For the interior door rails I make, I made my own sled. I couldn't find anything even close to what I needed to handle that thickness of lumber.


----------



## MrMongo

Thanks for the great review. I just got one of these sleds as a Christmas present, so you timing was great. I like the idea of adding the extra clamp for the sacrificial board.


----------



## OggieOglethorpe

I use a strip of double sided tape to hold the backer in place…

No more futzing! It would be nice if the manufacturer had provided a method to hold the backer, like a grip strip, screw holes…


----------



## EarlS

The quality and ease-of-use of everything I've ordered from Woodpeckers has been a step above what you get from the big retailers like Rockler.


----------



## skinflint

It is a well built and designed coping sled, but I have rail/stile bits that require no adjustment when switching between them. Using the sled now requires a 3/8" adjustment to account for the sled base. I view this as a drawback. Are there similar concerns and has someone developed a fast and precise set-up adjustment to account for that difference?


----------



## RichT

> It is a well built and designed coping sled, but I have rail/stile bits that require no adjustment when switching between them. Using the sled now requires a 3/8" adjustment to account for the sled base. I view this as a drawback. Are there similar concerns and has someone developed a fast and precise set-up adjustment to account for that difference?
> 
> - Steven Perkins


Since you mention base thickness, I assume you're referring to a bit set that doesn't require any height adjustment when switching. How does that work, or did I misunderstand something?


----------



## skinflint

Sommerfeld Tools makes matching router bit sets for rail/stile and panels. When I say matching, they have engineered the shaft length for each bit to eliminate repeated test cuts and fine-tuning adjustments. Use the rubber grommet and drop the bit in the collet and it perfectly aligns. I have a Sommerfeld shaker panel set and another brand. The latter requires those repeated trial adjustments. With the WP coping sled the object of the Sommerfeld matching set is defeated.


----------



## RichT

> Sommerfeld Tools makes matching router bit sets for rail/stile and panels.

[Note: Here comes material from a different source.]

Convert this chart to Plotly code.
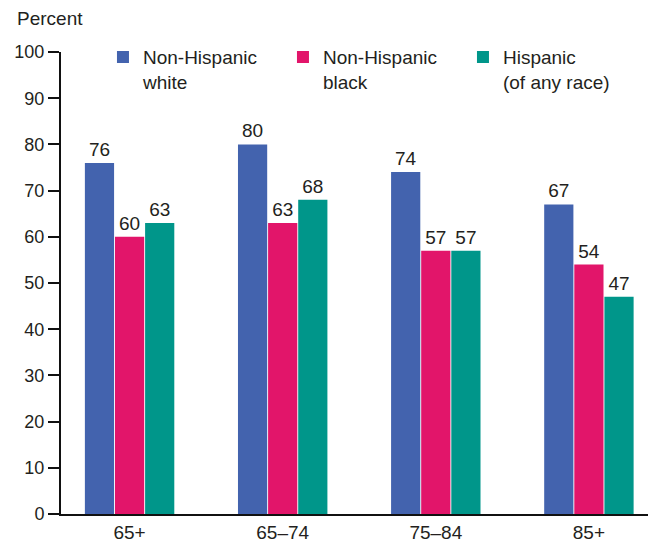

I wasn't familiar with those. I assume there's no way to adjust the cope bit so it drops in higher to account for the sled.

Like I said in my post back in December, I have a different brand sled. What I do with all of my bits - after getting them adjusted with test cuts - is measure from the router table top to the top of the bit (usually the screw, or a repeatable and accessible point on the bit) with a digital height gauge to record the proper setup. I write that down and store it with the bit set. I still do a test cut to be sure, but it never requires adjustment.

I do the same thing with things like round over bits. For locked miter bits I came up with a simple formula based on the board thickness for the bit height and cut depth in front of the fence. Again, I still do test cuts, but it's always right the first time.


----------



## Mike_D_S

Steven,

I use UHMW plastic set up blocks that I make once I dial in a setup. I make them from the UHMW sheet like you get at Woodcraft. When I get a new bit set, I'll cut a square about 3×3 from the plastic. Then I get the bits set up correctly one time for say 3/4 stock and cut the profile of each bit on one side of the square.

Later, I use the squares to do the initial bit height setting and typically they will be dead on or require only a very slight tweak. I'll either put two sets on the opposite sides of the square or for slot cutters, I may have different stock thickness on each side.

But to answer your question about the WP coping sled, you could make up a small 3/8" spacer from a dowel to drop in under the grommet for the rail coping cuts. This way you get to keep the self positioning system but still use the WP sled.

Mike


----------



## Mike_D_S

I was typing when Rich sent his reply, but I also like his idea of just doing the measurement directly. If you were to pick up the iGaging snap check router height gauge you could pretty easy solve the problem that way by adding the thickness of the sled base to the normal height.

And here I thought my setup block solution was so slick…....


----------